Nuclear talk is cheap, nuclear power is notWhen it comes to keeping promises, the nuclear industry and its supporters are very good at talking the talk but very bad at walking the walk.

The industry’s excited talk about a nuclear “renaissance” where a thousand new nuclear reactors would bloom and save the planet from catastrophic climate change turned out to be a dangerous fantasy. The time, money and resources wasted fantasising over new nuclear reactors have left a lost decade where energy efficiency and renewables could have made real and planet-saving progress on reducing emissions but have been shamefully neglected.

This is why the communiqué released by 12 EU nations affirming their support for nuclear power is dangerously deluded.

Showing a tasteful grasp for the timing of their propaganda– the day after the 2nd anniversary of the Fukushima disaster – Bulgaria, Czech Republic, Finland, France, Hungary, Lithuania, the Netherlands, Poland, Romania, Slovakia, Spain and the UK –“affirmed their commitment to collaborate in the context of the role that they believe that nuclear energy can play a part in the EU’s future low carbon energy mix”

Or, in straight-talk, these nations wish to continue to prop up the nuclear boondoggle – expensive, unsafe, dirty and unable to make any significant contribution to fighting climate change – even while the chances of humanity limiting the global temperature increase to an average of two degrees Celsius are looking increasingly and terrifyingly unlikely.

The thing is, if there’s one thing I’ve learned in my time as an observer of the nuclear industry and its boosters, it’s this: nuclear talk is cheap while nuclear power is expensive and getting more so by the day.

The nuclear “renaissance” in Europe – which has been heralded for at least five years – has yielded just two partially built nuclear reactors at Olkiluoto in Finland and Flamanville in France. Both reactors, of the same European Pressurised Reactor design, are years behind schedule and billions of Euros over budget.

Which is certainly why the signatories to this week’s communiqué have said:

The Member States wishing to construct new nuclear power stations signalled that an investment environment must be created taking account of the long term nature of nuclear infrastructure projects in the EU.

“An investment environment” is spin for fixing the game in the nuclear industry’s favour. It’s a fancy way of saying that governments must guarantee the profits of the nuclear companies for decades as well as shielding them from any liability should their reactors cause an accident. It’s propaganda that says the public must pay while the nuclear companies profit.

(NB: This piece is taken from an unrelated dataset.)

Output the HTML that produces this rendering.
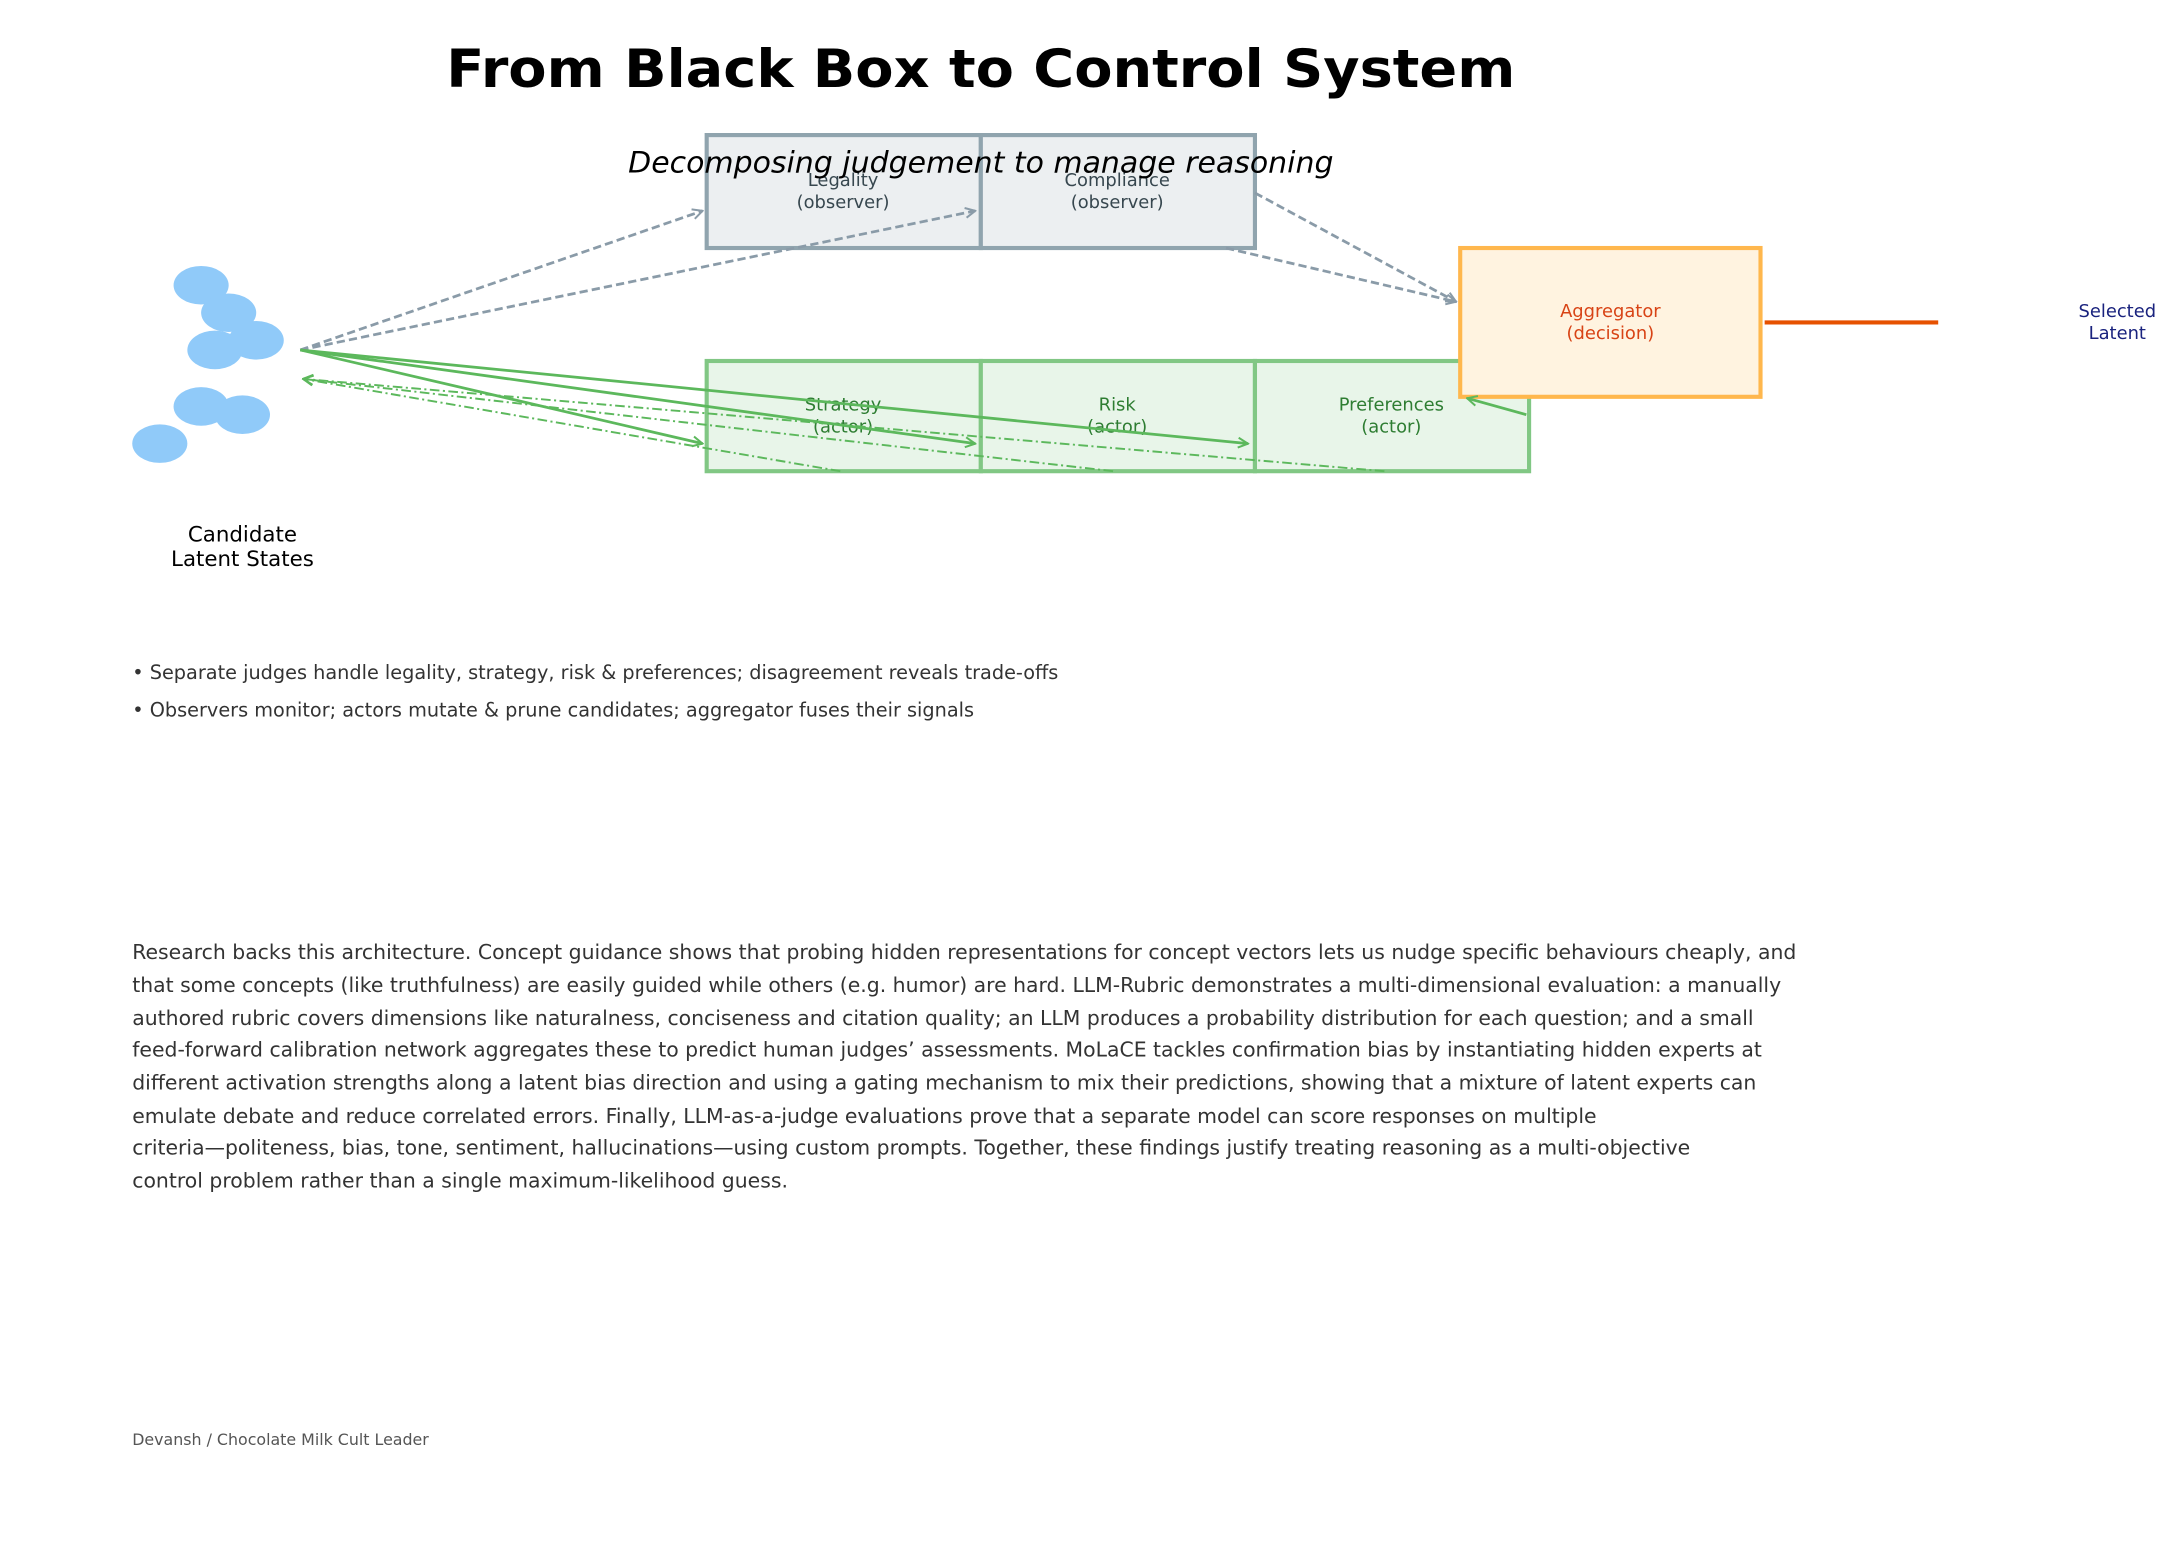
<!DOCTYPE html>
<html><head><meta charset="utf-8"><style>
html,body{margin:0;padding:0;background:#fff;}
svg{display:block;}
text{font-family:"DejaVu Sans","Liberation Sans",sans-serif;}
</style></head><body>
<svg width="2160" height="1543" viewBox="0 0 1568 1120" xmlns="http://www.w3.org/2000/svg">
<defs>
<marker id="ag" viewBox="0 0 10 10" refX="9" refY="5" markerWidth="9" markerHeight="9" markerUnits="userSpaceOnUse" orient="auto"><polyline points="1,1 9,5 1,9" fill="none" stroke="#8a9ba8" stroke-width="1.6"/></marker>
<marker id="agr" viewBox="0 0 10 10" refX="9" refY="5" markerWidth="9" markerHeight="9" markerUnits="userSpaceOnUse" orient="auto"><polyline points="1,1 9,5 1,9" fill="none" stroke="#5cb85c" stroke-width="1.6"/></marker>
</defs>
<rect width="1568" height="1120" fill="#fff"/>
<text x="712" y="63" font-size="38" font-weight="bold" text-anchor="middle" textLength="776" lengthAdjust="spacingAndGlyphs">From Black Box to Control System</text>

<!-- observer boxes -->
<rect x="513" y="98" width="199" height="82" fill="#ECEFF1" stroke="#90A4AE" stroke-width="3"/>
<rect x="712" y="98" width="199" height="82" fill="#ECEFF1" stroke="#90A4AE" stroke-width="3"/>
<g font-size="13" fill="#37474F" text-anchor="middle">
<text x="612" y="135">Legality</text><text x="612" y="151">(observer)</text>
<text x="811" y="135">Compliance</text><text x="811" y="151">(observer)</text>
</g>
<text x="712" y="125" font-size="21" font-style="italic" text-anchor="middle" textLength="512" lengthAdjust="spacingAndGlyphs">Decomposing judgement to manage reasoning</text>

<!-- actor boxes -->
<rect x="513" y="262" width="199" height="80" fill="#E8F5E9" stroke="#81C784" stroke-width="3"/>
<rect x="712" y="262" width="199" height="80" fill="#E8F5E9" stroke="#81C784" stroke-width="3"/>
<rect x="911" y="262" width="199" height="80" fill="#E8F5E9" stroke="#81C784" stroke-width="3"/>
<g font-size="13" fill="#2E7D32" text-anchor="middle">
<text x="612" y="298">Strategy</text><text x="612" y="314">(actor)</text>
<text x="811" y="298">Risk</text><text x="811" y="314">(actor)</text>
<text x="1010" y="298">Preferences</text><text x="1010" y="314">(actor)</text>
</g>

<!-- aggregator -->
<rect x="1060" y="180" width="218" height="108" fill="#FFF3E0" stroke="#FFB74D" stroke-width="3"/>
<g font-size="13" fill="#D84315" text-anchor="middle">
<text x="1169" y="230">Aggregator</text><text x="1169" y="246">(decision)</text>
</g>
<line x1="1281" y1="234" x2="1407" y2="234" stroke="#E65100" stroke-width="3"/>
<g font-size="13" fill="#1A237E" text-anchor="middle">
<text x="1537" y="230">Selected</text><text x="1537" y="246">Latent</text>
</g>

<!-- candidates -->
<g fill="#90CAF9">
<ellipse cx="146" cy="207" rx="20" ry="14"/>
<ellipse cx="166" cy="227" rx="20" ry="14"/>
<ellipse cx="186" cy="247" rx="20" ry="14"/>
<ellipse cx="156" cy="254" rx="20" ry="14"/>
<ellipse cx="146" cy="295" rx="20" ry="14"/>
<ellipse cx="176" cy="301" rx="20" ry="14"/>
<ellipse cx="116" cy="322" rx="20" ry="14"/>
</g>
<g font-size="15.5" fill="#000" text-anchor="middle">
<text x="176" y="393">Candidate</text><text x="176" y="411">Latent States</text>
</g>

<!-- gray dashed -->
<g stroke="#8a9ba8" stroke-width="2" stroke-dasharray="6 3" fill="none" marker-end="url(#ag)">
<line x1="218" y1="254" x2="510" y2="153"/>
<line x1="218" y1="254" x2="708" y2="153"/>
<line x1="911" y1="140" x2="1057" y2="219"/>
<line x1="890" y1="180" x2="1057" y2="219"/>
</g>
<!-- green solid -->
<g stroke="#5cb85c" stroke-width="2" fill="none" marker-end="url(#agr)">
<line x1="218" y1="254" x2="510" y2="322"/>
<line x1="218" y1="254" x2="708" y2="322"/>
<line x1="218" y1="254" x2="906" y2="322"/>
<line x1="1108" y1="301" x2="1065" y2="289"/>
</g>
<!-- green dash-dot -->
<g stroke="#5cb85c" stroke-width="1.4" stroke-dasharray="7 2.5 1.5 2.5" fill="none" marker-end="url(#agr)">
<line x1="610" y1="342" x2="220" y2="275"/>
<line x1="808" y1="342" x2="220" y2="275"/>
<line x1="1005" y1="342" x2="220" y2="275"/>
</g>

<!-- bullets -->
<g font-size="14" fill="#333">
<text x="96" y="493">• Separate judges handle legality, strategy, risk &amp; preferences; disagreement reveals trade-offs</text>
<text x="96" y="520">• Observers monitor; actors mutate &amp; prune candidates; aggregator fuses their signals</text>
</g>

<!-- paragraph -->
<g font-size="14.5" fill="#333">
<text x="96" y="696" textLength="1208" lengthAdjust="spacingAndGlyphs">Research backs this architecture. Concept guidance shows that probing hidden representations for concept vectors lets us nudge specific behaviours cheaply, and</text>
<text x="96" y="720" textLength="1197" lengthAdjust="spacingAndGlyphs">that some concepts (like truthfulness) are easily guided while others (e.g. humor) are hard. LLM-Rubric demonstrates a multi-dimensional evaluation: a manually</text>
<text x="96" y="744" textLength="1177" lengthAdjust="spacingAndGlyphs">authored rubric covers dimensions like naturalness, conciseness and citation quality; an LLM produces a probability distribution for each question; and a small</text>
<text x="96" y="767" textLength="1183" lengthAdjust="spacingAndGlyphs">feed-forward calibration network aggregates these to predict human judges’ assessments. MoLaCE tackles confirmation bias by instantiating hidden experts at</text>
<text x="96" y="791" textLength="1179" lengthAdjust="spacingAndGlyphs">different activation strengths along a latent bias direction and using a gating mechanism to mix their predictions, showing that a mixture of latent experts can</text>
<text x="96" y="815" textLength="1063" lengthAdjust="spacingAndGlyphs">emulate debate and reduce correlated errors. Finally, LLM-as-a-judge evaluations prove that a separate model can score responses on multiple</text>
<text x="96" y="838" textLength="1131" lengthAdjust="spacingAndGlyphs">criteria—politeness, bias, tone, sentiment, hallucinations—using custom prompts. Together, these findings justify treating reasoning as a multi-objective</text>
<text x="96" y="862" textLength="476" lengthAdjust="spacingAndGlyphs">control problem rather than a single maximum-likelihood guess.</text>
</g>
<text x="96" y="1049" font-size="11.5" fill="#555">Devansh / Chocolate Milk Cult Leader</text>
</svg>
</body></html>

The evidence for this is everywhere.

Look at EdF, which wants to build new nuclear reactors in the UK. It wants a guaranteed price for the electricity generated – rumoured to be at 95-99 pounds per MWh, which is twice the market price and more than the current price of wind power. The people of the UK will be locked into paying this price for decades.

Look at Japan where General Electric, Hitachi and Toshiba designed, built and serviced the reactors involved in the Fukushima nuclear disaster, yet have not paid one cent of the cost for the reactor failures, currently estimated at somewhere around $250 billion US.

Look at India where the likes of General Electric have said they don’t want to do nuclear business in the country if they are made liable for any accident their reactors might cause. How dare the Indian people try to hold these people to account!

And all this after 60 years of the nuclear age and levels of government support and multi-billions in subsidies and bail-outs that the renewable energy and energy efficiency industries can only dream of. It borders on the pathetic.

After such waste and incompetence, and instead of lauding nuclear power, these 12 EU nations should be laughing the nuclear industry out of town. If would be hilarious if it wasn’t for the damage these nuclear fantasies have caused and are causing.